SUPPLIED MATERIAL
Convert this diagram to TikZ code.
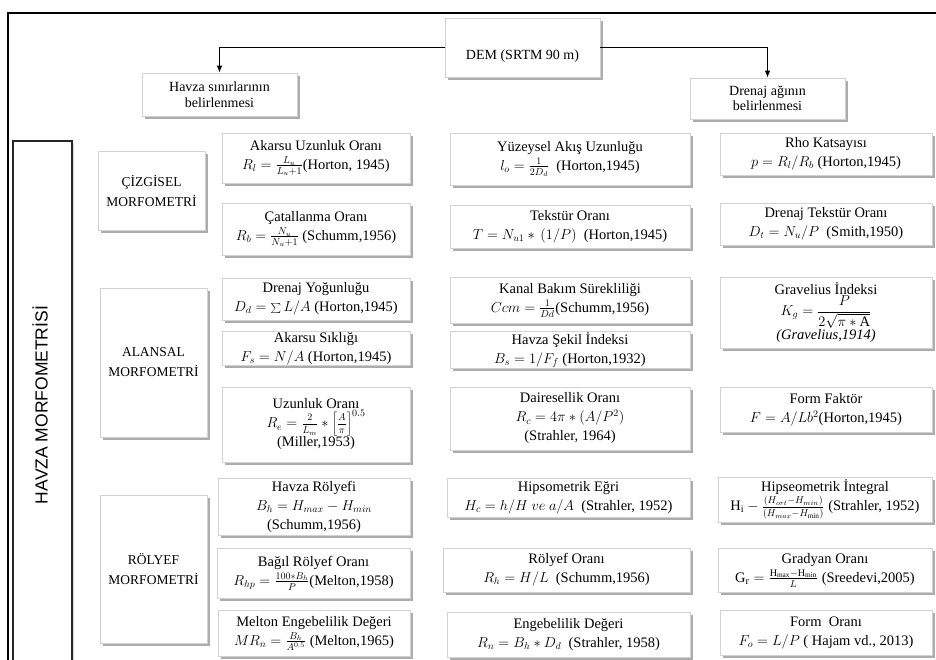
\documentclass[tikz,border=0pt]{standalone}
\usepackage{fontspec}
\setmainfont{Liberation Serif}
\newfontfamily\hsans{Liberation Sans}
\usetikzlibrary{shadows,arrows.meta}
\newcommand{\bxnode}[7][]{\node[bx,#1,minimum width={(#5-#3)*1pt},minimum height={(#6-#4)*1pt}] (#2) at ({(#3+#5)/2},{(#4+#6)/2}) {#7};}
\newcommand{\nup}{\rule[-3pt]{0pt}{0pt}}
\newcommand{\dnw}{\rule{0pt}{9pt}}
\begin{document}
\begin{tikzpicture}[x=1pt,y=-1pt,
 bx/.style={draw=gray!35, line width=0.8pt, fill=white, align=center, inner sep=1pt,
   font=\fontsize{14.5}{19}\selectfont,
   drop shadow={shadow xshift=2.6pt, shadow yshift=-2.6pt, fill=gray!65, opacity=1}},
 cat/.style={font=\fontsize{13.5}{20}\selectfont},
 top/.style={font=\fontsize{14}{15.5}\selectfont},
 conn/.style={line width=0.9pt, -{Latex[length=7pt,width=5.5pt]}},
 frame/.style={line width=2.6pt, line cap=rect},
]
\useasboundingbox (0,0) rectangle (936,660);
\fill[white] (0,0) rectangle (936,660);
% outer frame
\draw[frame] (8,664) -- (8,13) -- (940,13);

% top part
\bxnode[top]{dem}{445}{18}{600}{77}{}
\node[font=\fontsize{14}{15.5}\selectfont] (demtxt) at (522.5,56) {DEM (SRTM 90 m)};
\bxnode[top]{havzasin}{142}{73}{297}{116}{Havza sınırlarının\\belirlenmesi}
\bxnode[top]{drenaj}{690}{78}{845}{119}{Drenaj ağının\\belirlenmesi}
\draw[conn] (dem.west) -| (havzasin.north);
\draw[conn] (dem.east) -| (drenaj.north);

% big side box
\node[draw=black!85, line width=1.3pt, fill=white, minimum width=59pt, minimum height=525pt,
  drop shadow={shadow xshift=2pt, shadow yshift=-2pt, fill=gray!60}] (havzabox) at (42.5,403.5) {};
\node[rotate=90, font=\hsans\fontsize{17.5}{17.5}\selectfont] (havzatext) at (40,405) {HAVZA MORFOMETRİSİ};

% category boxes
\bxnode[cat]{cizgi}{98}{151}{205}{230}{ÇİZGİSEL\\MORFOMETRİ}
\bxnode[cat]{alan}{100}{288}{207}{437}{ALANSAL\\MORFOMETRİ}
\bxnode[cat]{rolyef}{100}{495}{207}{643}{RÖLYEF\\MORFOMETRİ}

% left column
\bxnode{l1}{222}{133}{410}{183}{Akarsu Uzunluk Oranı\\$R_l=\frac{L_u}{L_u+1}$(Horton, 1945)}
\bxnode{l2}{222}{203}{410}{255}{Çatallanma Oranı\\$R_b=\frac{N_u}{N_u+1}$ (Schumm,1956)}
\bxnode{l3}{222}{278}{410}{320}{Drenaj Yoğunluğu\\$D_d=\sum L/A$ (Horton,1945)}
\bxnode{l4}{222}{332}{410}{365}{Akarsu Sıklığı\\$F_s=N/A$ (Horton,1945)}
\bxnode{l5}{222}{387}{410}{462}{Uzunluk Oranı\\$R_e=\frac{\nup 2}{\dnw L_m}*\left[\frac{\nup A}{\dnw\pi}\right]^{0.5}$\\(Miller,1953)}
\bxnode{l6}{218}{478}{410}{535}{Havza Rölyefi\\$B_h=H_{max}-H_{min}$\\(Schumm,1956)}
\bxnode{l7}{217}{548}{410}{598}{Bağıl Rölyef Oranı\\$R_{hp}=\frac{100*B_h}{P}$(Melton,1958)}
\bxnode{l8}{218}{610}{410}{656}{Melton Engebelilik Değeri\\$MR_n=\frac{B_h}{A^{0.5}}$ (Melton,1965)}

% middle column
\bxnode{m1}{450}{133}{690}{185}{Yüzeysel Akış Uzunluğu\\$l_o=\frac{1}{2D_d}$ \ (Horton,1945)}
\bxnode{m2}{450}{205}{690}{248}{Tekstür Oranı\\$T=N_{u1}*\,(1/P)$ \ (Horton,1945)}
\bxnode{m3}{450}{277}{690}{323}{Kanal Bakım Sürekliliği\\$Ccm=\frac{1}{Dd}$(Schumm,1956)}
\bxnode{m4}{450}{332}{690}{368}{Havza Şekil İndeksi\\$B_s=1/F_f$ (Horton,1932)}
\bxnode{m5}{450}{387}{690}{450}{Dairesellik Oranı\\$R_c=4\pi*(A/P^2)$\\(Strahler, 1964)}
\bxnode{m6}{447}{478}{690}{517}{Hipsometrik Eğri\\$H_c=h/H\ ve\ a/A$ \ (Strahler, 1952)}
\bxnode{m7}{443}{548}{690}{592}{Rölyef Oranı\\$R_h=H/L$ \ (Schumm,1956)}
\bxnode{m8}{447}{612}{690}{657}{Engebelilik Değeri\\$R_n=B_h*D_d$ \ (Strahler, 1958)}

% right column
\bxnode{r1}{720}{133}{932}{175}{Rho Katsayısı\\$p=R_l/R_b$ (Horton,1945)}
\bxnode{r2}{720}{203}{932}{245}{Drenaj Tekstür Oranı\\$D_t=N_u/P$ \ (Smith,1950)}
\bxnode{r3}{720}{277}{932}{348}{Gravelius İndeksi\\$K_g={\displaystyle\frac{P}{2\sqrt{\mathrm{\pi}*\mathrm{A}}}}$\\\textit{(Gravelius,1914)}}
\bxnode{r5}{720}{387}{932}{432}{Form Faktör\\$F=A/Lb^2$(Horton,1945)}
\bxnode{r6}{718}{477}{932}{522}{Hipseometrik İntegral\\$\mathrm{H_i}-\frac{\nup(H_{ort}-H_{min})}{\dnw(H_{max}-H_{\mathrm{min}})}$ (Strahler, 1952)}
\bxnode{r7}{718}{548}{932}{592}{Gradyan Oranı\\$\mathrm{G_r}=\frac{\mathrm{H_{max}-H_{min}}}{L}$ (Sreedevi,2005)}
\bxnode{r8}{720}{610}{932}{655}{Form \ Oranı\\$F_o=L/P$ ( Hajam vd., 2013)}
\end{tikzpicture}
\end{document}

TASK DESCRIPTION
Go from the first line of the listing to the line holding "(8,13) -- (940,13);" and, please, transcribe those lines exactly, both included, with no pictures.

EXERCISE ANSWER
Convert this diagram to TikZ code.
\documentclass[tikz,border=0pt]{standalone}
\usepackage{fontspec}
\setmainfont{Liberation Serif}
\newfontfamily\hsans{Liberation Sans}
\usetikzlibrary{shadows,arrows.meta}
\newcommand{\bxnode}[7][]{\node[bx,#1,minimum width={(#5-#3)*1pt},minimum height={(#6-#4)*1pt}] (#2) at ({(#3+#5)/2},{(#4+#6)/2}) {#7};}
\newcommand{\nup}{\rule[-3pt]{0pt}{0pt}}
\newcommand{\dnw}{\rule{0pt}{9pt}}
\begin{document}
\begin{tikzpicture}[x=1pt,y=-1pt,
 bx/.style={draw=gray!35, line width=0.8pt, fill=white, align=center, inner sep=1pt,
   font=\fontsize{14.5}{19}\selectfont,
   drop shadow={shadow xshift=2.6pt, shadow yshift=-2.6pt, fill=gray!65, opacity=1}},
 cat/.style={font=\fontsize{13.5}{20}\selectfont},
 top/.style={font=\fontsize{14}{15.5}\selectfont},
 conn/.style={line width=0.9pt, -{Latex[length=7pt,width=5.5pt]}},
 frame/.style={line width=2.6pt, line cap=rect},
]
\useasboundingbox (0,0) rectangle (936,660);
\fill[white] (0,0) rectangle (936,660);
% outer frame
\draw[frame] (8,664) -- (8,13) -- (940,13);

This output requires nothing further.